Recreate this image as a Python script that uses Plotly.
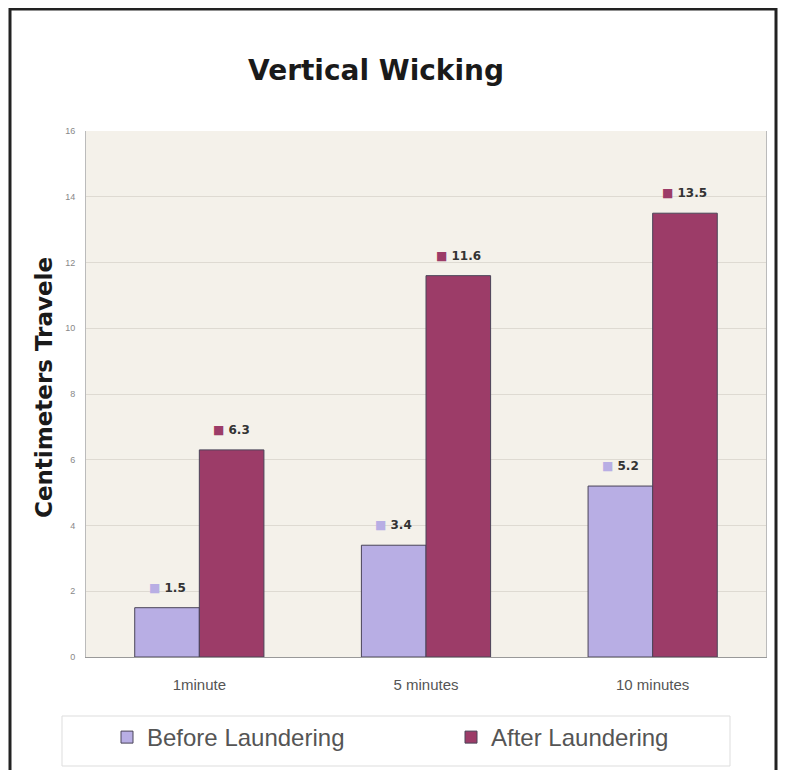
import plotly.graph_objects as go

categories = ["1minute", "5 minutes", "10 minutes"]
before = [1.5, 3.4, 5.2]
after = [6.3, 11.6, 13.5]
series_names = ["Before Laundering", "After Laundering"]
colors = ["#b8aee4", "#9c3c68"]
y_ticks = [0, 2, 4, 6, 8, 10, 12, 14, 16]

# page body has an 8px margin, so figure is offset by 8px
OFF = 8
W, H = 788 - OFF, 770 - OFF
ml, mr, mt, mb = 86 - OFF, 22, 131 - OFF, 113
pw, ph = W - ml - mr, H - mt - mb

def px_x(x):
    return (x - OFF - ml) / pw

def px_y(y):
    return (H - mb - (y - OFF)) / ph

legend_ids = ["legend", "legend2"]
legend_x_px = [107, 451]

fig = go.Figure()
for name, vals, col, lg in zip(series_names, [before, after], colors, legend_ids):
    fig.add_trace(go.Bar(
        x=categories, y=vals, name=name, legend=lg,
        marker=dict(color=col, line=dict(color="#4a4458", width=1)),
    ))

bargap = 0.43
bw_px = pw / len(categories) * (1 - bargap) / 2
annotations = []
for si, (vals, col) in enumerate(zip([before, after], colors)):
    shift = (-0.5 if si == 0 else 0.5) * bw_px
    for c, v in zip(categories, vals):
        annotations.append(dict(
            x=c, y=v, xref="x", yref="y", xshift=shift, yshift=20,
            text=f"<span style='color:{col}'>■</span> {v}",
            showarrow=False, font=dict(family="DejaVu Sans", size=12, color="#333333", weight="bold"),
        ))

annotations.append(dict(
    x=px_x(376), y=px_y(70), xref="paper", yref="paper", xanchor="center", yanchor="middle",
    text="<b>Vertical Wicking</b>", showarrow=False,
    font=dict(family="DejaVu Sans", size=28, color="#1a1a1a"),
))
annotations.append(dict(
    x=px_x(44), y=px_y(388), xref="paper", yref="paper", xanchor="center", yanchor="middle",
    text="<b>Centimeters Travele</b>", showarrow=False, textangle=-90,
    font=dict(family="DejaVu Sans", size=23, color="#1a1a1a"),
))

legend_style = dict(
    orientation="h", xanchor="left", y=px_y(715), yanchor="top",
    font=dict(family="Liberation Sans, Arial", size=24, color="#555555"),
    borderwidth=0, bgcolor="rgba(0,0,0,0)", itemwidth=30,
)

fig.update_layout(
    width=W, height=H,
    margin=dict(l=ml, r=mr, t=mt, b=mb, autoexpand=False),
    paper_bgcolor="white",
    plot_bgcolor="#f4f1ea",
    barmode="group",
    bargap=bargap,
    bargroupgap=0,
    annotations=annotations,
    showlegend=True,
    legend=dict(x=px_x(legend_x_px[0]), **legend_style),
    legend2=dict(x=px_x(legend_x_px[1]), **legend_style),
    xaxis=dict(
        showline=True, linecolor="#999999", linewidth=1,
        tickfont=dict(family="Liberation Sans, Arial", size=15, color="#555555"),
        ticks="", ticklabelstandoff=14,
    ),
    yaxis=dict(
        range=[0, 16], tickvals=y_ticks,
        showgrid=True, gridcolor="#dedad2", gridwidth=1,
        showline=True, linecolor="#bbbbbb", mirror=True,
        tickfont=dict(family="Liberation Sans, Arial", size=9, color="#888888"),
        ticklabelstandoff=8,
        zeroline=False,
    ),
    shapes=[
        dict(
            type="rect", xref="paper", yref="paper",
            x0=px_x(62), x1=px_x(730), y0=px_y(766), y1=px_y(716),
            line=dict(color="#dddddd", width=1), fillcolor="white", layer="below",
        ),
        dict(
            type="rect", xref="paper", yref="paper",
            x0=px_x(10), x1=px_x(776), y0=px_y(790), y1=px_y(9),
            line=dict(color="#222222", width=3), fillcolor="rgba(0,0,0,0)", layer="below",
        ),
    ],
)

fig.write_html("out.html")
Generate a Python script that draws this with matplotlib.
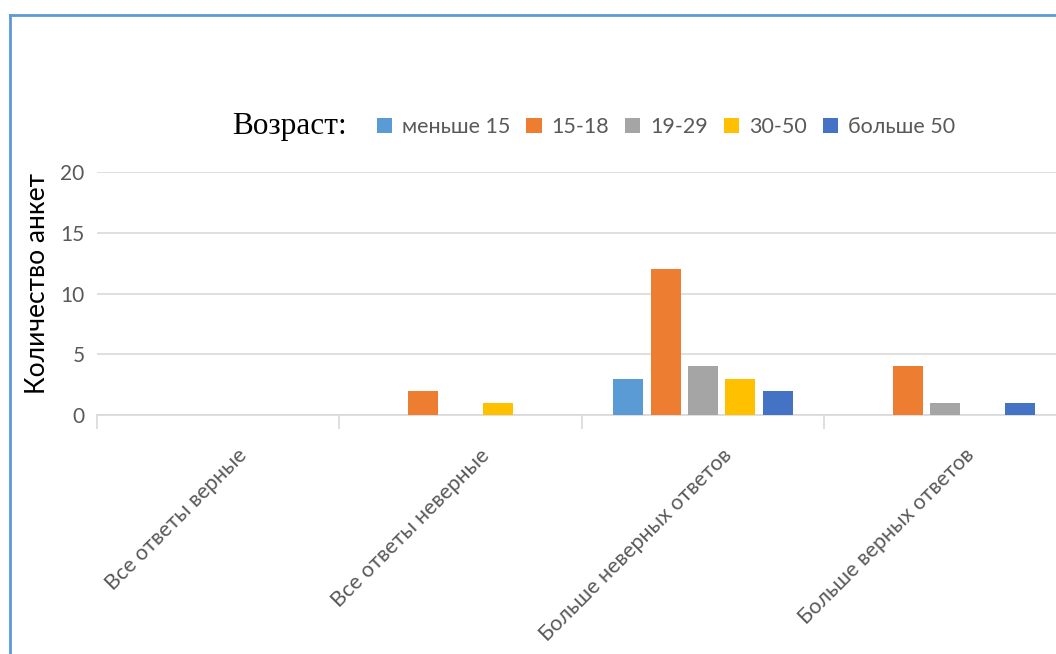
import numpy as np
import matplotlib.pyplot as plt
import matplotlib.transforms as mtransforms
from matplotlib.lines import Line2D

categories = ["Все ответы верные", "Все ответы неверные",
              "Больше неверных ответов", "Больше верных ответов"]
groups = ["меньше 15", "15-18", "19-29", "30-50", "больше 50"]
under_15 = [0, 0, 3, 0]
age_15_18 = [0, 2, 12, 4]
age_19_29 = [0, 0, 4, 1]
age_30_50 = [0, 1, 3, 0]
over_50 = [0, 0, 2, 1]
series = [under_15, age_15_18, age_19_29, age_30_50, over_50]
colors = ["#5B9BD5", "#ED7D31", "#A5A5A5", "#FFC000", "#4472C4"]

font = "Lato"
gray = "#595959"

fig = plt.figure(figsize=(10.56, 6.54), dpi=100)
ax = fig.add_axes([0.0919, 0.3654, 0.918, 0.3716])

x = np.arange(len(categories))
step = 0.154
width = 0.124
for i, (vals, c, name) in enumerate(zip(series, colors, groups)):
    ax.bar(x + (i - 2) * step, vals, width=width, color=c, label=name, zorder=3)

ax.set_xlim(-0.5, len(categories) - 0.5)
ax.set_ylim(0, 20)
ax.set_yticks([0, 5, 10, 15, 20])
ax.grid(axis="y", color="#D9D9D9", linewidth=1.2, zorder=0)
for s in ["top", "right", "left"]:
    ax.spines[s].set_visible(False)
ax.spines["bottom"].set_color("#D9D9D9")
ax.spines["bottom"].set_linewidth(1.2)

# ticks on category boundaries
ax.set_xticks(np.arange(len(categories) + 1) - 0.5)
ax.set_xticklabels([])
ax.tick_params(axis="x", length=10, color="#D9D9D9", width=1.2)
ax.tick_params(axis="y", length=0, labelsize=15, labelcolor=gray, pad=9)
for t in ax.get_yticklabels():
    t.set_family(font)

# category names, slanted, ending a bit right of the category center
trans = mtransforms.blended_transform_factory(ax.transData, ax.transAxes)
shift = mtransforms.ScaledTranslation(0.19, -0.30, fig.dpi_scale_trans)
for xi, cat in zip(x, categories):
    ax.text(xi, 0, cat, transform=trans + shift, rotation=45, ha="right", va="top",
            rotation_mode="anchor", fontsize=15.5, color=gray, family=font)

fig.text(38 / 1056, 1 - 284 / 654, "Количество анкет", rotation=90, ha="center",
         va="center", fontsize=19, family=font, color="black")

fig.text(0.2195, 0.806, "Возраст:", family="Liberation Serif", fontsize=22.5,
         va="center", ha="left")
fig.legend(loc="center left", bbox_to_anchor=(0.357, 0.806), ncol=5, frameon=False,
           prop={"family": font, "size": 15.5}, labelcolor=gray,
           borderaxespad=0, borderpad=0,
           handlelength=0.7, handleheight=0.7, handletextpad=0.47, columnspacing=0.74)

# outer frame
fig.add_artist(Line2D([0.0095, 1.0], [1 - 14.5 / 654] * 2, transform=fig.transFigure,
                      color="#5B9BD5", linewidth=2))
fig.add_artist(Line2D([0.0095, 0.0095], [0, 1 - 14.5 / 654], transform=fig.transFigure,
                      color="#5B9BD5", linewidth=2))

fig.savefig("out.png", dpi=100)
* * * * * * *
*Work required*
Leave out the pictures and restate everything else word for word.

*Final result*
Recreate this image as a Python script that uses Plotly.
import plotly.graph_objects as go

categories = ["1minute", "5 minutes", "10 minutes"]
before = [1.5, 3.4, 5.2]
after = [6.3, 11.6, 13.5]
series_names = ["Before Laundering", "After Laundering"]
colors = ["#b8aee4", "#9c3c68"]
y_ticks = [0, 2, 4, 6, 8, 10, 12, 14, 16]

# page body has an 8px margin, so figure is offset by 8px
OFF = 8
W, H = 788 - OFF, 770 - OFF
ml, mr, mt, mb = 86 - OFF, 22, 131 - OFF, 113
pw, ph = W - ml - mr, H - mt - mb

def px_x(x):
    return (x - OFF - ml) / pw

def px_y(y):
    return (H - mb - (y - OFF)) / ph

legend_ids = ["legend", "legend2"]
legend_x_px = [107, 451]

fig = go.Figure()
for name, vals, col, lg in zip(series_names, [before, after], colors, legend_ids):
    fig.add_trace(go.Bar(
        x=categories, y=vals, name=name, legend=lg,
        marker=dict(color=col, line=dict(color="#4a4458", width=1)),
    ))

bargap = 0.43
bw_px = pw / len(categories) * (1 - bargap) / 2
annotations = []
for si, (vals, col) in enumerate(zip([before, after], colors)):
    shift = (-0.5 if si == 0 else 0.5) * bw_px
    for c, v in zip(categories, vals):
        annotations.append(dict(
            x=c, y=v, xref="x", yref="y", xshift=shift, yshift=20,
            text=f"<span style='color:{col}'>■</span> {v}",
            showarrow=False, font=dict(family="DejaVu Sans", size=12, color="#333333", weight="bold"),
        ))

annotations.append(dict(
    x=px_x(376), y=px_y(70), xref="paper", yref="paper", xanchor="center", yanchor="middle",
    text="<b>Vertical Wicking</b>", showarrow=False,
    font=dict(family="DejaVu Sans", size=28, color="#1a1a1a"),
))
annotations.append(dict(
    x=px_x(44), y=px_y(388), xref="paper", yref="paper", xanchor="center", yanchor="middle",
    text="<b>Centimeters Travele</b>", showarrow=False, textangle=-90,
    font=dict(family="DejaVu Sans", size=23, color="#1a1a1a"),
))

legend_style = dict(
    orientation="h", xanchor="left", y=px_y(715), yanchor="top",
    font=dict(family="Liberation Sans, Arial", size=24, color="#555555"),
    borderwidth=0, bgcolor="rgba(0,0,0,0)", itemwidth=30,
)

fig.update_layout(
    width=W, height=H,
    margin=dict(l=ml, r=mr, t=mt, b=mb, autoexpand=False),
    paper_bgcolor="white",
    plot_bgcolor="#f4f1ea",
    barmode="group",
    bargap=bargap,
    bargroupgap=0,
    annotations=annotations,
    showlegend=True,
    legend=dict(x=px_x(legend_x_px[0]), **legend_style),
    legend2=dict(x=px_x(legend_x_px[1]), **legend_style),
    xaxis=dict(
        showline=True, linecolor="#999999", linewidth=1,
        tickfont=dict(family="Liberation Sans, Arial", size=15, color="#555555"),
        ticks="", ticklabelstandoff=14,
    ),
    yaxis=dict(
        range=[0, 16], tickvals=y_ticks,
        showgrid=True, gridcolor="#dedad2", gridwidth=1,
        showline=True, linecolor="#bbbbbb", mirror=True,
        tickfont=dict(family="Liberation Sans, Arial", size=9, color="#888888"),
        ticklabelstandoff=8,
        zeroline=False,
    ),
    shapes=[
        dict(
            type="rect", xref="paper", yref="paper",
            x0=px_x(62), x1=px_x(730), y0=px_y(766), y1=px_y(716),
            line=dict(color="#dddddd", width=1), fillcolor="white", layer="below",
        ),
        dict(
            type="rect", xref="paper", yref="paper",
            x0=px_x(10), x1=px_x(776), y0=px_y(790), y1=px_y(9),
            line=dict(color="#222222", width=3), fillcolor="rgba(0,0,0,0)", layer="below",
        ),
    ],
)

fig.write_html("out.html")
Generate a Python script that draws this with matplotlib.
import numpy as np
import matplotlib.pyplot as plt
import matplotlib.transforms as mtransforms
from matplotlib.lines import Line2D

categories = ["Все ответы верные", "Все ответы неверные",
              "Больше неверных ответов", "Больше верных ответов"]
groups = ["меньше 15", "15-18", "19-29", "30-50", "больше 50"]
under_15 = [0, 0, 3, 0]
age_15_18 = [0, 2, 12, 4]
age_19_29 = [0, 0, 4, 1]
age_30_50 = [0, 1, 3, 0]
over_50 = [0, 0, 2, 1]
series = [under_15, age_15_18, age_19_29, age_30_50, over_50]
colors = ["#5B9BD5", "#ED7D31", "#A5A5A5", "#FFC000", "#4472C4"]

font = "Lato"
gray = "#595959"

fig = plt.figure(figsize=(10.56, 6.54), dpi=100)
ax = fig.add_axes([0.0919, 0.3654, 0.918, 0.3716])

x = np.arange(len(categories))
step = 0.154
width = 0.124
for i, (vals, c, name) in enumerate(zip(series, colors, groups)):
    ax.bar(x + (i - 2) * step, vals, width=width, color=c, label=name, zorder=3)

ax.set_xlim(-0.5, len(categories) - 0.5)
ax.set_ylim(0, 20)
ax.set_yticks([0, 5, 10, 15, 20])
ax.grid(axis="y", color="#D9D9D9", linewidth=1.2, zorder=0)
for s in ["top", "right", "left"]:
    ax.spines[s].set_visible(False)
ax.spines["bottom"].set_color("#D9D9D9")
ax.spines["bottom"].set_linewidth(1.2)

# ticks on category boundaries
ax.set_xticks(np.arange(len(categories) + 1) - 0.5)
ax.set_xticklabels([])
ax.tick_params(axis="x", length=10, color="#D9D9D9", width=1.2)
ax.tick_params(axis="y", length=0, labelsize=15, labelcolor=gray, pad=9)
for t in ax.get_yticklabels():
    t.set_family(font)

# category names, slanted, ending a bit right of the category center
trans = mtransforms.blended_transform_factory(ax.transData, ax.transAxes)
shift = mtransforms.ScaledTranslation(0.19, -0.30, fig.dpi_scale_trans)
for xi, cat in zip(x, categories):
    ax.text(xi, 0, cat, transform=trans + shift, rotation=45, ha="right", va="top",
            rotation_mode="anchor", fontsize=15.5, color=gray, family=font)

fig.text(38 / 1056, 1 - 284 / 654, "Количество анкет", rotation=90, ha="center",
         va="center", fontsize=19, family=font, color="black")

fig.text(0.2195, 0.806, "Возраст:", family="Liberation Serif", fontsize=22.5,
         va="center", ha="left")
fig.legend(loc="center left", bbox_to_anchor=(0.357, 0.806), ncol=5, frameon=False,
           prop={"family": font, "size": 15.5}, labelcolor=gray,
           borderaxespad=0, borderpad=0,
           handlelength=0.7, handleheight=0.7, handletextpad=0.47, columnspacing=0.74)

# outer frame
fig.add_artist(Line2D([0.0095, 1.0], [1 - 14.5 / 654] * 2, transform=fig.transFigure,
                      color="#5B9BD5", linewidth=2))
fig.add_artist(Line2D([0.0095, 0.0095], [0, 1 - 14.5 / 654], transform=fig.transFigure,
                      color="#5B9BD5", linewidth=2))

fig.savefig("out.png", dpi=100)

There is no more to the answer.